Yemen's Houthis fired missile at Saudi Aramco
Shafaq News/ Houthi, Pro-Iran Yemeni group said on Monday, it fired a missile at a distribution station operated by the Saudi Aramco oil company in Saudi Arabia’s Red Sea city of Jeddah and struck it.
Saudi side did not confirm the information made by the group’s military spokesman, who warned foreign companies and residents in Saudi as “operations will continue”.
Aramco’s oil production and export facilities are mostly in Saudi’s Eastern Province, more than 1,000 km across the country from Jeddah.
A Houthi military spokesman, Yahya Sarea, said the attack was carried out with a Quds-2 type winged missile.
He also posted a satellite image.

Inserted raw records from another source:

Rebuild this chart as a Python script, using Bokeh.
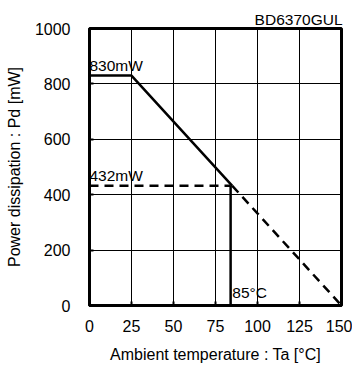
from bokeh.plotting import figure
from bokeh.models import Range1d, Label, FixedTicker
from bokeh.embed import file_html
from bokeh.resources import INLINE

# Data
x_ticks = [0, 25, 50, 75, 100, 125, 150]
y_ticks = [0, 200, 400, 600, 800, 1000]
solid_t = [0, 25, 85]
solid_pd = [830, 830, 432]
limit_t = [0, 84]
limit_pd = [432, 432]
derate_t = [85, 150]
derate_pd = [432, 0]
vert_t = [84, 84]
vert_pd = [432, 0]
pd_max = 830
pd_limit = 432
t_limit = 85
part_name = "BD6370GUL"

FONT = "Liberation Sans"

p = figure(width=352, height=367, output_backend="svg", toolbar_location=None,
           x_range=Range1d(0, 150), y_range=Range1d(0, 1000),
           min_border_left=89, min_border_right=11, min_border_top=28, min_border_bottom=62)
p.background_fill_color = "white"
p.border_fill_color = "white"
p.outline_line_color = "black"
p.outline_line_width = 3

p.title.text = part_name
p.title.align = "right"
p.title.text_font = FONT
p.title.text_font_size = "15.5px"
p.title.text_font_style = "normal"
p.title.text_color = "black"
p.title.offset = -1
p.title.standoff = 1

for ax in (p.xaxis[0], p.yaxis[0]):
    ax.axis_line_width = 3
    ax.axis_line_color = "black"
    ax.major_tick_in = 4
    ax.major_tick_out = 0
    ax.major_tick_line_width = 2
    ax.minor_tick_line_color = None
    ax.major_label_text_font = FONT
    ax.major_label_text_font_size = "16px"
    ax.major_label_text_color = "black"
    ax.axis_label_text_font = FONT
    ax.axis_label_text_font_size = "16px"
    ax.axis_label_text_font_style = "normal"
    ax.axis_label_text_color = "black"

p.xaxis.ticker = FixedTicker(ticks=x_ticks)
p.yaxis.ticker = FixedTicker(ticks=y_ticks)
p.xaxis.axis_label = "Ambient temperature : Ta [°C]"
p.yaxis.axis_label = "Power dissipation : Pd [mW]"
p.xaxis.major_label_standoff = 14
p.yaxis.major_label_standoff = 19
p.xaxis.axis_label_standoff = 11
p.yaxis.axis_label_standoff = 9

p.xgrid.ticker = FixedTicker(ticks=x_ticks)
p.ygrid.ticker = FixedTicker(ticks=y_ticks)
p.xgrid.grid_line_color = "black"
p.ygrid.grid_line_color = "black"
p.xgrid.grid_line_width = 1
p.ygrid.grid_line_width = 1

p.line(solid_t, solid_pd, line_color="black", line_width=2.5)
p.line(vert_t, vert_pd, line_color="black", line_width=2.5)
p.line(limit_t, limit_pd, line_color="black", line_width=2.5, line_dash="9 6")
p.line(derate_t, derate_pd, line_color="black", line_width=2.5, line_dash="9 6")

for val in (pd_max, pd_limit):
    p.add_layout(Label(x=0, y=val, text=f"{val}mW", x_offset=0, y_offset=2,
                       text_baseline="bottom", level="overlay",
                       text_font=FONT, text_font_size="15.5px", text_color="black"))
p.add_layout(Label(x=t_limit, y=0, text=f"{t_limit}°C", x_offset=0, y_offset=5,
                   text_baseline="bottom", level="overlay",
                   text_font=FONT, text_font_size="15.5px", text_color="black"))

open("out.html", "w").write(file_html(p, INLINE))
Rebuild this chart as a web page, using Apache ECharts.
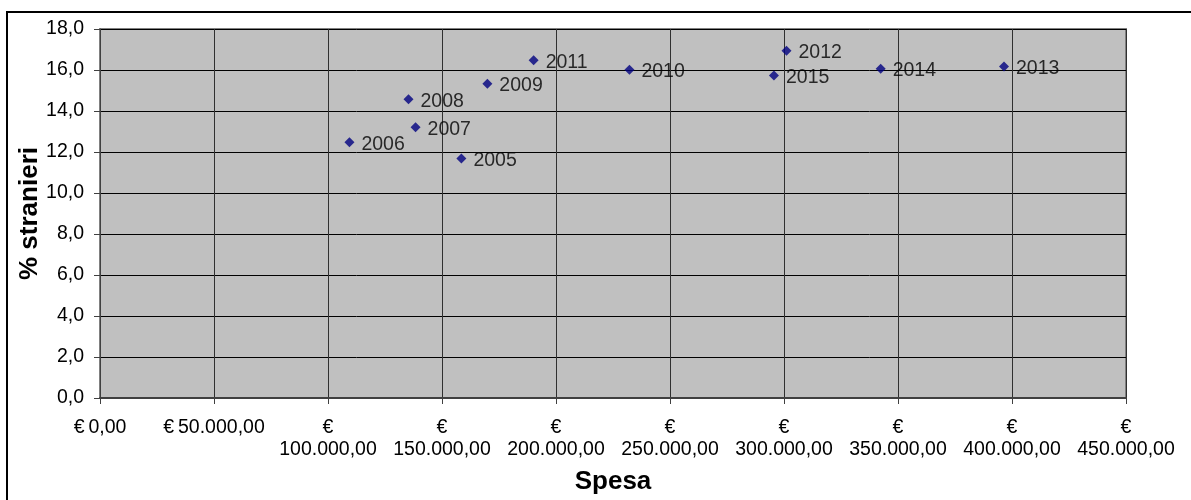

Google Maps shows a facility matching that image and description on the northern outskirts of Jeddah.
“The strike was very accurate, and ambulances and fire engines rushed to the target,” Sarea said.
Yemen has been mired in conflict since a Saudi-led coalition intervened in March 2015 to restore the Yemeni government ousted from power in the capital Sanaa by Houthi forces in late 2014.
Cross-border attacks by Houthi forces have escalated since late May when a truce prompted by the novel coronavirus pandemic expired. The Saudi-led coalition has responded with air strikes on Houthi-held territory.
The Houthi group controls most of north Yemen and most large urban areas. They say they are fighting a corrupt system.
Sarea said the strike had been carried out in response to the Saudi-led coalition’s actions in Yemen.
Mistrust remains an obstacle to Riyadh’s attempts to prevent another front in the multifaceted war it seeks to exit, goals that have gained urgency as Yemen struggles with a coronavirus outbreak.